■ **Goal**
Every line of the material is to be quoted verbatim, minus the pictures.
------
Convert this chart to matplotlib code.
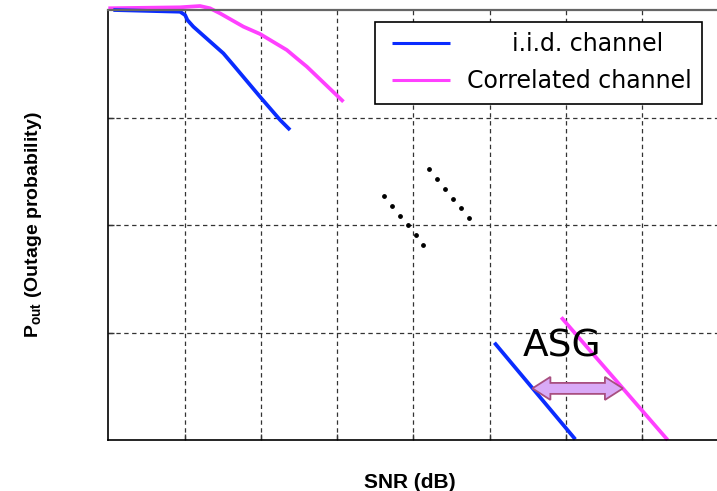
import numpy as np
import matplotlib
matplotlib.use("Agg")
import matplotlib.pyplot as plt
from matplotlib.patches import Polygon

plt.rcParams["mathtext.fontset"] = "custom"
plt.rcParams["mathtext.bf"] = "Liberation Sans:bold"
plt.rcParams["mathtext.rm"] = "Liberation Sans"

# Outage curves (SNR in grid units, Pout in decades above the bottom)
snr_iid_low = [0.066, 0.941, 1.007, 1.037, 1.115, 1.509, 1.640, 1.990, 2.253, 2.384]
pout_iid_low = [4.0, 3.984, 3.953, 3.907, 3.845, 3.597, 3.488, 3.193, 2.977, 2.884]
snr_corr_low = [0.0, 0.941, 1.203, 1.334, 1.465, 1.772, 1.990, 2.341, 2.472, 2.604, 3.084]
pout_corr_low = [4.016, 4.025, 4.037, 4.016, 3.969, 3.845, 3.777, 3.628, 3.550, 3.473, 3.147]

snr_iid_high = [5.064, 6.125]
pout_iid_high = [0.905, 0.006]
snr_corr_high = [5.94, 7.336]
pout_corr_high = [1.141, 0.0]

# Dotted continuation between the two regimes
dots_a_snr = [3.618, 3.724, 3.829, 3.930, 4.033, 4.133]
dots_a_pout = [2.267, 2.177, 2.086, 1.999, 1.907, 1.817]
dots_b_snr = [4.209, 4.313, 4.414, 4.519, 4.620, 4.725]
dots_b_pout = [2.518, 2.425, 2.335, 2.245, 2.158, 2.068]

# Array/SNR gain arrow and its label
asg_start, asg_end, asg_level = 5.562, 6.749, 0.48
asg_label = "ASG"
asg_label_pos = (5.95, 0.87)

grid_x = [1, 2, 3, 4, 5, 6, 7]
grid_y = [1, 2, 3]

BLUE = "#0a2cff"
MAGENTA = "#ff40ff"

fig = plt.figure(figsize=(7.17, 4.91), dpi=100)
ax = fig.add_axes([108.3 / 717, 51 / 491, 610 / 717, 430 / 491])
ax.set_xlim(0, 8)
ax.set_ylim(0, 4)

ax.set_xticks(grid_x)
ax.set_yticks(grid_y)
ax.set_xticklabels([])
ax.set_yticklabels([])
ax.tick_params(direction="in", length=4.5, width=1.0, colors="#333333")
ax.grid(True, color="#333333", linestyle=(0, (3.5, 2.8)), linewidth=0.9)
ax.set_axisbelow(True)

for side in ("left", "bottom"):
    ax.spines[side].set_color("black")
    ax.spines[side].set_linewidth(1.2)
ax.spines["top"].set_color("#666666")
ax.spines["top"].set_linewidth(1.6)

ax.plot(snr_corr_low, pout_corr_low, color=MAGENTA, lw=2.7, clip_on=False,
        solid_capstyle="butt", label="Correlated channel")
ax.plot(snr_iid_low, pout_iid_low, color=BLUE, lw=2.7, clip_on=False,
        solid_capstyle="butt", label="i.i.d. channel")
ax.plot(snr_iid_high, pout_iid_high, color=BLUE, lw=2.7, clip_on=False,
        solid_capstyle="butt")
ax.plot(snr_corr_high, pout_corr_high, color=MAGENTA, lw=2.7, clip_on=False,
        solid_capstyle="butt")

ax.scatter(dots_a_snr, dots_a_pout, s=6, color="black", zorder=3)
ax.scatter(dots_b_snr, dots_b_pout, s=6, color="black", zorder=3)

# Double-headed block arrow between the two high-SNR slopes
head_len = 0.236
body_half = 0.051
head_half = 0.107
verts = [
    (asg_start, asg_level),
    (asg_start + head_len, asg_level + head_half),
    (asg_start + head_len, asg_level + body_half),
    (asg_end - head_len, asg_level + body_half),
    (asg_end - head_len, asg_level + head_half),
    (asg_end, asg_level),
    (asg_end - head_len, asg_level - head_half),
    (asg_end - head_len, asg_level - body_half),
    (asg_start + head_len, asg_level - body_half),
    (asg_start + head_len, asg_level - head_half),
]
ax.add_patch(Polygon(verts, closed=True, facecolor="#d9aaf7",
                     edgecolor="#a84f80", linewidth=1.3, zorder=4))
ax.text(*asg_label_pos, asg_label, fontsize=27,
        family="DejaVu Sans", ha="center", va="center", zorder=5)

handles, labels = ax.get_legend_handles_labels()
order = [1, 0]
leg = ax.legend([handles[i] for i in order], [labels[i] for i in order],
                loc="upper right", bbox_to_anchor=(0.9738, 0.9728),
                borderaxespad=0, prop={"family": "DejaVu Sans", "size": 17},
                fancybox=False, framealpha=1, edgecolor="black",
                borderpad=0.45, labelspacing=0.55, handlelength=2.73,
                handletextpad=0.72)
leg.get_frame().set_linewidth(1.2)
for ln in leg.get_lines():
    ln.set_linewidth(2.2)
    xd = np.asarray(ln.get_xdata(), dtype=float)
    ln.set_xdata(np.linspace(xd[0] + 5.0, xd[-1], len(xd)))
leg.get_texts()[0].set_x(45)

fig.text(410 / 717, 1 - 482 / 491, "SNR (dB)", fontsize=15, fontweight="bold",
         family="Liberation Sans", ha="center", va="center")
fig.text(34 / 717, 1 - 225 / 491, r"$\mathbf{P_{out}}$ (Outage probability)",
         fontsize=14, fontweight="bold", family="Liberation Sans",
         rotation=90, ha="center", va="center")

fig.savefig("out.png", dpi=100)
------
■ **Output of the task**
Convert this chart to matplotlib code.
import numpy as np
import matplotlib
matplotlib.use("Agg")
import matplotlib.pyplot as plt
from matplotlib.patches import Polygon

plt.rcParams["mathtext.fontset"] = "custom"
plt.rcParams["mathtext.bf"] = "Liberation Sans:bold"
plt.rcParams["mathtext.rm"] = "Liberation Sans"

# Outage curves (SNR in grid units, Pout in decades above the bottom)
snr_iid_low = [0.066, 0.941, 1.007, 1.037, 1.115, 1.509, 1.640, 1.990, 2.253, 2.384]
pout_iid_low = [4.0, 3.984, 3.953, 3.907, 3.845, 3.597, 3.488, 3.193, 2.977, 2.884]
snr_corr_low = [0.0, 0.941, 1.203, 1.334, 1.465, 1.772, 1.990, 2.341, 2.472, 2.604, 3.084]
pout_corr_low = [4.016, 4.025, 4.037, 4.016, 3.969, 3.845, 3.777, 3.628, 3.550, 3.473, 3.147]

snr_iid_high = [5.064, 6.125]
pout_iid_high = [0.905, 0.006]
snr_corr_high = [5.94, 7.336]
pout_corr_high = [1.141, 0.0]

# Dotted continuation between the two regimes
dots_a_snr = [3.618, 3.724, 3.829, 3.930, 4.033, 4.133]
dots_a_pout = [2.267, 2.177, 2.086, 1.999, 1.907, 1.817]
dots_b_snr = [4.209, 4.313, 4.414, 4.519, 4.620, 4.725]
dots_b_pout = [2.518, 2.425, 2.335, 2.245, 2.158, 2.068]

# Array/SNR gain arrow and its label
asg_start, asg_end, asg_level = 5.562, 6.749, 0.48
asg_label = "ASG"
asg_label_pos = (5.95, 0.87)

grid_x = [1, 2, 3, 4, 5, 6, 7]
grid_y = [1, 2, 3]

BLUE = "#0a2cff"
MAGENTA = "#ff40ff"

fig = plt.figure(figsize=(7.17, 4.91), dpi=100)
ax = fig.add_axes([108.3 / 717, 51 / 491, 610 / 717, 430 / 491])
ax.set_xlim(0, 8)
ax.set_ylim(0, 4)

ax.set_xticks(grid_x)
ax.set_yticks(grid_y)
ax.set_xticklabels([])
ax.set_yticklabels([])
ax.tick_params(direction="in", length=4.5, width=1.0, colors="#333333")
ax.grid(True, color="#333333", linestyle=(0, (3.5, 2.8)), linewidth=0.9)
ax.set_axisbelow(True)

for side in ("left", "bottom"):
    ax.spines[side].set_color("black")
    ax.spines[side].set_linewidth(1.2)
ax.spines["top"].set_color("#666666")
ax.spines["top"].set_linewidth(1.6)

ax.plot(snr_corr_low, pout_corr_low, color=MAGENTA, lw=2.7, clip_on=False,
        solid_capstyle="butt", label="Correlated channel")
ax.plot(snr_iid_low, pout_iid_low, color=BLUE, lw=2.7, clip_on=False,
        solid_capstyle="butt", label="i.i.d. channel")
ax.plot(snr_iid_high, pout_iid_high, color=BLUE, lw=2.7, clip_on=False,
        solid_capstyle="butt")
ax.plot(snr_corr_high, pout_corr_high, color=MAGENTA, lw=2.7, clip_on=False,
        solid_capstyle="butt")

ax.scatter(dots_a_snr, dots_a_pout, s=6, color="black", zorder=3)
ax.scatter(dots_b_snr, dots_b_pout, s=6, color="black", zorder=3)

# Double-headed block arrow between the two high-SNR slopes
head_len = 0.236
body_half = 0.051
head_half = 0.107
verts = [
    (asg_start, asg_level),
    (asg_start + head_len, asg_level + head_half),
    (asg_start + head_len, asg_level + body_half),
    (asg_end - head_len, asg_level + body_half),
    (asg_end - head_len, asg_level + head_half),
    (asg_end, asg_level),
    (asg_end - head_len, asg_level - head_half),
    (asg_end - head_len, asg_level - body_half),
    (asg_start + head_len, asg_level - body_half),
    (asg_start + head_len, asg_level - head_half),
]
ax.add_patch(Polygon(verts, closed=True, facecolor="#d9aaf7",
                     edgecolor="#a84f80", linewidth=1.3, zorder=4))
ax.text(*asg_label_pos, asg_label, fontsize=27,
        family="DejaVu Sans", ha="center", va="center", zorder=5)

handles, labels = ax.get_legend_handles_labels()
order = [1, 0]
leg = ax.legend([handles[i] for i in order], [labels[i] for i in order],
                loc="upper right", bbox_to_anchor=(0.9738, 0.9728),
                borderaxespad=0, prop={"family": "DejaVu Sans", "size": 17},
                fancybox=False, framealpha=1, edgecolor="black",
                borderpad=0.45, labelspacing=0.55, handlelength=2.73,
                handletextpad=0.72)
leg.get_frame().set_linewidth(1.2)
for ln in leg.get_lines():
    ln.set_linewidth(2.2)
    xd = np.asarray(ln.get_xdata(), dtype=float)
    ln.set_xdata(np.linspace(xd[0] + 5.0, xd[-1], len(xd)))
leg.get_texts()[0].set_x(45)

fig.text(410 / 717, 1 - 482 / 491, "SNR (dB)", fontsize=15, fontweight="bold",
         family="Liberation Sans", ha="center", va="center")
fig.text(34 / 717, 1 - 225 / 491, r"$\mathbf{P_{out}}$ (Outage probability)",
         fontsize=14, fontweight="bold", family="Liberation Sans",
         rotation=90, ha="center", va="center")

fig.savefig("out.png", dpi=100)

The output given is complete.